Written exercise » Look for the string "chart" in every line, and copy each line that has it.

Data excerpt »
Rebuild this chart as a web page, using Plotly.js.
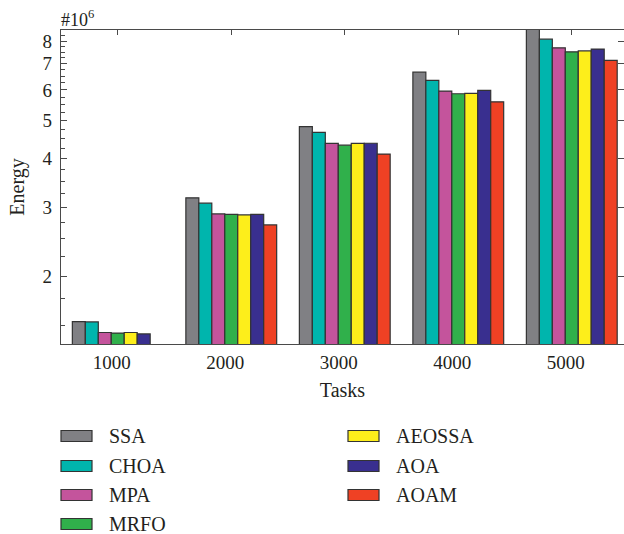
<!DOCTYPE html>
<html>
<head>
<meta charset="utf-8">
<script src="https://cdn.plot.ly/plotly-3.0.1.min.js"></script>
<style>html,body{margin:0;padding:0;overflow:hidden;background:#fff}</style>
</head>
<body>
<div id="chart" style="width:624px;height:534px"></div>
<script>
// Categories
var tasks = ['1000', '2000', '3000', '4000', '5000'];
// Series (Energy)
var SSA    = [1.530e6, 3.175e6, 4.83e6, 6.66e6, 8.60e6];
var CHOA   = [1.527e6, 3.076e6, 4.67e6, 6.345e6, 8.09e6];
var MPA    = [1.435e6, 2.888e6, 4.375e6, 5.956e6, 7.69e6];
var MRFO   = [1.430e6, 2.880e6, 4.33e6, 5.865e6, 7.51e6];
var AEOSSA = [1.435e6, 2.870e6, 4.375e6, 5.876e6, 7.55e6];
var AOA    = [1.423e6, 2.880e6, 4.38e6, 5.98e6, 7.63e6];
var AOAM   = [1.330e6, 2.706e6, 4.108e6, 5.593e6, 7.14e6];
var seriesNames = ['SSA', 'CHOA', 'MPA', 'MRFO', 'AEOSSA', 'AOA', 'AOAM'];
var seriesValues = [SSA, CHOA, MPA, MRFO, AEOSSA, AOA, AOAM];
var seriesColors = ['#808084', '#00b5ad', '#c4549c', '#30b04b', '#fdee1b', '#392f8f', '#ef4124'];
// Tick labels
var majorTickVals = [2e6, 3e6, 4e6, 5e6, 6e6, 7e6, 8e6];
var majorTickText = ['2', '3', '4', '5', '6', '7', '8'];
var minorTickVals = [1.5e6, 1.75e6, 2.25e6, 2.5e6, 2.75e6, 3.25e6, 3.5e6, 3.75e6, 4.25e6, 4.5e6, 4.75e6,
                     5.25e6, 5.5e6, 5.75e6, 6.25e6, 6.5e6, 6.75e6, 7.25e6, 7.5e6, 7.75e6, 8.25e6, 8.5e6];

var FONT = 'Liberation Serif, Times New Roman, serif';
var TXT = '#231f20';
var AX = '#4a4a4a';

var traces = seriesNames.map(function (n, i) {
  return {
    type: 'bar', name: n, x: tasks, y: seriesValues[i],
    marker: {color: seriesColors[i], line: {color: '#333333', width: 1.2}},
    showlegend: false, hoverinfo: 'x+y+name'
  };
});
traces.push({type: 'scatter', x: [], y: [], xaxis: 'x2', yaxis: 'y2', showlegend: false, hoverinfo: 'skip'});

// Plot area in pixels
var L = 61, T = 30, R = 624, B = 344, W = 624, H = 534;
function px(x) { return (x - L) / (R - L); }
function py(y) { return (B - y) / (B - T); }

var yr = [Math.log10(1.341e6), Math.log10(8.54e6)];
var xr = [-0.5, 4.46];

var shapes = [], annotations = [];
var colX = [[61, 107], [348, 394]];
var rowY = [436, 466, 495, 524];
seriesNames.forEach(function (n, i) {
  var c = i < 4 ? 0 : 1, r = i < 4 ? i : i - 4;
  var cy = rowY[r];
  shapes.push({type: 'rect', xref: 'paper', yref: 'paper',
    x0: px(colX[c][0]), x1: px(colX[c][0] + 31), y0: py(cy + 5.5), y1: py(cy - 5.5),
    fillcolor: seriesColors[i], line: {color: '#333333', width: 1.2}});
  annotations.push({xref: 'paper', yref: 'paper', x: px(colX[c][1]), y: py(cy),
    xanchor: 'left', yanchor: 'middle', text: n, showarrow: false,
    font: {family: FONT, size: 20, color: TXT}});
});
annotations.push({xref: 'paper', yref: 'paper', x: 0, y: 1, xanchor: 'left', yanchor: 'bottom',
  text: '#10<sup>6</sup>', showarrow: false, xshift: -2, yshift: -2,
  font: {family: FONT, size: 18, color: TXT}});

var layout = {
  width: W, height: H,
  margin: {l: L, r: W - R, t: T, b: H - B, pad: 0},
  paper_bgcolor: '#ffffff', plot_bgcolor: '#ffffff',
  font: {family: FONT, color: TXT, size: 19},
  barmode: 'group', bargap: 0.2, bargroupgap: 0,
  xaxis: {
    type: 'category', range: xr, showgrid: false, zeroline: false,
    showline: true, linecolor: AX, linewidth: 1.3, ticks: '',
    ticklabelstandoff: 1, ticklabelshift: -6,
    tickfont: {family: FONT, size: 19, color: TXT},
    title: {text: 'Tasks', font: {family: FONT, size: 20, color: TXT}, standoff: 11}
  },
  yaxis: {
    type: 'log', range: yr, showgrid: false, zeroline: false,
    showline: true, linecolor: AX, linewidth: 1.3,
    ticks: 'inside', ticklen: 6, tickwidth: 1, tickcolor: AX,
    tickmode: 'array', tickvals: majorTickVals, ticktext: majorTickText,
    minor: {tickmode: 'array', tickvals: minorTickVals, ticks: 'inside', ticklen: 4, tickwidth: 1, tickcolor: AX},
    ticklabelstandoff: 4,
    tickfont: {family: FONT, size: 19, color: TXT},
    title: {text: 'Energy', font: {family: FONT, size: 20, color: TXT}, standoff: 12}
  },
  xaxis2: {
    overlaying: 'x', side: 'top', anchor: 'y2', type: 'linear', range: xr,
    showgrid: false, zeroline: false, showline: true, linecolor: AX, linewidth: 1.3,
    ticks: 'inside', ticklen: 5, tickcolor: AX, tickmode: 'array', tickvals: [0, 1, 2, 3, 4],
    showticklabels: false
  },
  yaxis2: {
    overlaying: 'y', side: 'right', anchor: 'x2', type: 'log', range: yr,
    showgrid: false, zeroline: false, showline: false,
    ticks: 'inside', ticklen: 6, tickcolor: AX, tickmode: 'array', tickvals: majorTickVals,
    showticklabels: false
  },
  shapes: shapes,
  annotations: annotations
};

Plotly.newPlot('chart', traces, layout, {displayModeBar: false, staticPlot: true});
</script>
</body>
</html>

Exercise answer »
Rebuild this chart as a web page, using Plotly.js.
<div id="chart" style="width:624px;height:534px"></div>
Plotly.newPlot('chart', traces, layout, {displayModeBar: false, staticPlot: true});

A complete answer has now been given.